The AUTO option will automatically adjust the value of the CONTROL= option. At the start, it sets CONTROL=0.7, which emphasizes finding an upper bound. After an integer feasible solution is found, it sets CONTROL=0.5, which emphasizes efficiency and lower bound improvement. When the number of active nodes grows over the default or user defined limit $m$, the number indicates that a better upper bound is needed. The AUTO option will start to increase the value of CONTROL= from 0.5. If the size of the active nodes continues to grow, so will the value of the CONTROL= option. When the size of active nodes reaches to the default or user-defined limit $n$, CONTROL= will be set to 1. At this moment, the growth of active nodes is stopped. When the size of active nodes reduces, AUTO will decrease the value of CONTROL= option.

You can use other strategies to improve the lower bound by setting CANSELECT= to other options.

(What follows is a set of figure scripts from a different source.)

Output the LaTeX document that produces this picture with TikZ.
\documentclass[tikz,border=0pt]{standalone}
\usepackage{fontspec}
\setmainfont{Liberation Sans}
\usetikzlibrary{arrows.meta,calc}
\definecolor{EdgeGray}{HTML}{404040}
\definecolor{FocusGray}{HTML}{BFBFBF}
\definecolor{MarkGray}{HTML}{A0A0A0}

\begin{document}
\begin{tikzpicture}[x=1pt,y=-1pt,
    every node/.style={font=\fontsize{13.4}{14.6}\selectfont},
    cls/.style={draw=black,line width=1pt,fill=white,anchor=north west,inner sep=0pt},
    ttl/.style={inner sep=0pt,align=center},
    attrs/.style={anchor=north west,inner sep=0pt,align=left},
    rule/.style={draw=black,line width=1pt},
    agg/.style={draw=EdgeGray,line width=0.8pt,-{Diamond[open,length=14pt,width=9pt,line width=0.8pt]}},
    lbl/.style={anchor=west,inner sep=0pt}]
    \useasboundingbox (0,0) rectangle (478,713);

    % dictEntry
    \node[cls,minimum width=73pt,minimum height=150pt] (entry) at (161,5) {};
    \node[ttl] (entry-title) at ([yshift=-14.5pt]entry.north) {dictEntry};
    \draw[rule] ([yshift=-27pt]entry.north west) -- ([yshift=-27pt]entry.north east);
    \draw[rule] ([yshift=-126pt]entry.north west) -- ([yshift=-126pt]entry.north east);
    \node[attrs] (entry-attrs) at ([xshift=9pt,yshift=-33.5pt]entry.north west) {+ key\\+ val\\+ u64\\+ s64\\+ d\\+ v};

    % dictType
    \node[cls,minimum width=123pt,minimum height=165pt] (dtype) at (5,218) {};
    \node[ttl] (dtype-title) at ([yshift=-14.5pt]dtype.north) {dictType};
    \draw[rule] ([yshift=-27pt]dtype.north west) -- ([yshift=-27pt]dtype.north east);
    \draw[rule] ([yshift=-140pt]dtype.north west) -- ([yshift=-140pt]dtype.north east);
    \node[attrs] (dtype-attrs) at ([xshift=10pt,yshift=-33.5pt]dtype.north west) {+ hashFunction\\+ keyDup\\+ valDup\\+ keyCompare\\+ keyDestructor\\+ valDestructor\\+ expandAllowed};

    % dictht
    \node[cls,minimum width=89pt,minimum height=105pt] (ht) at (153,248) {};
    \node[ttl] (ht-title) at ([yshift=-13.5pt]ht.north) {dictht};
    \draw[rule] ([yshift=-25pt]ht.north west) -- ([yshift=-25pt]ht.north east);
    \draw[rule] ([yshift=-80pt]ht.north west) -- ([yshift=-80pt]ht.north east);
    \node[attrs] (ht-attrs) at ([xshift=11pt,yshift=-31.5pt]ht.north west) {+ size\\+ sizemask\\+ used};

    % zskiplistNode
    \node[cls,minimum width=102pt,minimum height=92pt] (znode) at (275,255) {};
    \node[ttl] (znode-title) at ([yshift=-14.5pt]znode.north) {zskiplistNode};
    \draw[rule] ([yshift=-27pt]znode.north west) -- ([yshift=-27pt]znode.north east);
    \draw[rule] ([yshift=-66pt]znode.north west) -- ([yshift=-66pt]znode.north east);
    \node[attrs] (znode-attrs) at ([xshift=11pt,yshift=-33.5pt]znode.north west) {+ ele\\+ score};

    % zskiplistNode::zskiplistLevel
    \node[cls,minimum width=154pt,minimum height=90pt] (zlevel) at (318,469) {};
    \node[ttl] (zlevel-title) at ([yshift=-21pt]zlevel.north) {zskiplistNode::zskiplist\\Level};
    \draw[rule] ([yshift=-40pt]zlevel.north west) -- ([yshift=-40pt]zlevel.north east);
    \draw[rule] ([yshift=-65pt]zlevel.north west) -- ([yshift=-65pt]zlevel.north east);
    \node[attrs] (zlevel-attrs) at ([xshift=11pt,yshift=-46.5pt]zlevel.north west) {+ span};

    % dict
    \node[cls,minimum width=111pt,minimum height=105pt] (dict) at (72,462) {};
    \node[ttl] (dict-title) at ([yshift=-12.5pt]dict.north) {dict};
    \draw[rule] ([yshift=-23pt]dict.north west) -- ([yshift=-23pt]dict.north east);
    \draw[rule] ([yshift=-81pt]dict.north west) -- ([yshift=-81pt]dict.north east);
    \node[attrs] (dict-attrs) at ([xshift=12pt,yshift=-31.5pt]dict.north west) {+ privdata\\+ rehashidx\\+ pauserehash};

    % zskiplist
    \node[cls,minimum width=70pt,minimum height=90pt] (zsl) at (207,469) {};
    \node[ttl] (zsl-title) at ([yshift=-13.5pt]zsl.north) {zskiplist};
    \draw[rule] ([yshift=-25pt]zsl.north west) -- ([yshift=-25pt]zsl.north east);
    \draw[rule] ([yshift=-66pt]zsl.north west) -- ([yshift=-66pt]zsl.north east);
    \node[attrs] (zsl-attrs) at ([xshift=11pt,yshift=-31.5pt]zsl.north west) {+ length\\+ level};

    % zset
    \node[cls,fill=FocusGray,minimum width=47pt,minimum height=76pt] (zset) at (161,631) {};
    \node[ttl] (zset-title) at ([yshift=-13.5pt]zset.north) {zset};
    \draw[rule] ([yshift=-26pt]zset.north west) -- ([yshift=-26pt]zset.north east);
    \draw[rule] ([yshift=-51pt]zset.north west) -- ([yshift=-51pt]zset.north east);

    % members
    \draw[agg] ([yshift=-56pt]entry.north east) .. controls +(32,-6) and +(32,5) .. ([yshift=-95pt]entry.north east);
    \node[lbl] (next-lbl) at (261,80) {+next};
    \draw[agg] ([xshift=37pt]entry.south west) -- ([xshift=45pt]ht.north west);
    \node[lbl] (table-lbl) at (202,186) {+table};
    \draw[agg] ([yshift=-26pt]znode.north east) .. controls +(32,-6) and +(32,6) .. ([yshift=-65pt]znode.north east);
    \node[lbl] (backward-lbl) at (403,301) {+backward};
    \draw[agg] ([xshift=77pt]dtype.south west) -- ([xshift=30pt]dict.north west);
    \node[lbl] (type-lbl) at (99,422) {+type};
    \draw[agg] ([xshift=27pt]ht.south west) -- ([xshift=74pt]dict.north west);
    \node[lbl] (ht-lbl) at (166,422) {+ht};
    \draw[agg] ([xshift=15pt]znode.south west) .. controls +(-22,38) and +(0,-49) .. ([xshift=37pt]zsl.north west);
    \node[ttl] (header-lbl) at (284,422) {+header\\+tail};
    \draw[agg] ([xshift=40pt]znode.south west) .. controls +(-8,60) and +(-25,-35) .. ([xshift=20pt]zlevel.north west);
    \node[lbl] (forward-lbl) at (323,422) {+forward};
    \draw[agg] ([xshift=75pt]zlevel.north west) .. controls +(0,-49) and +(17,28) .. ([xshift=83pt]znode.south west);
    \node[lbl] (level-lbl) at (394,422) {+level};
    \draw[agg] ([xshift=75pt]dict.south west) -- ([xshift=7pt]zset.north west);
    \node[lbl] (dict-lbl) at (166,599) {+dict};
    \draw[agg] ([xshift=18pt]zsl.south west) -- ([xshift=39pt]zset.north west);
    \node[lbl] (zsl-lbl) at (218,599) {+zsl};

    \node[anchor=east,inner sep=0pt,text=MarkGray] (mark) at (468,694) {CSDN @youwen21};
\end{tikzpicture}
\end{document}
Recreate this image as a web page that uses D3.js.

Saving and Restoring the List of Active Nodes

The list of active nodes can be saved in a SAS data set for use at a subsequent invocation of PROC LP. The ACTIVEOUT= option in the PROC LP statement names the data set into which the current list of active nodes is saved when the procedure terminates due to an error termination condition. Examples of such conditions are time limit exceeded, integer iterations exceeded, and phase 3 iterations exceeded. The ACTIVEIN= option in the PROC LP statement names a data set that can be used to initialize the list of active nodes. To achieve the greatest benefit when restarting PROC LP, use the PRIMALOUT= and PRIMALIN= options in conjunction with the ACTIVEOUT= and ACTIVEIN= options. See Example 5.10 in the section Examples: LP Procedure for an illustration.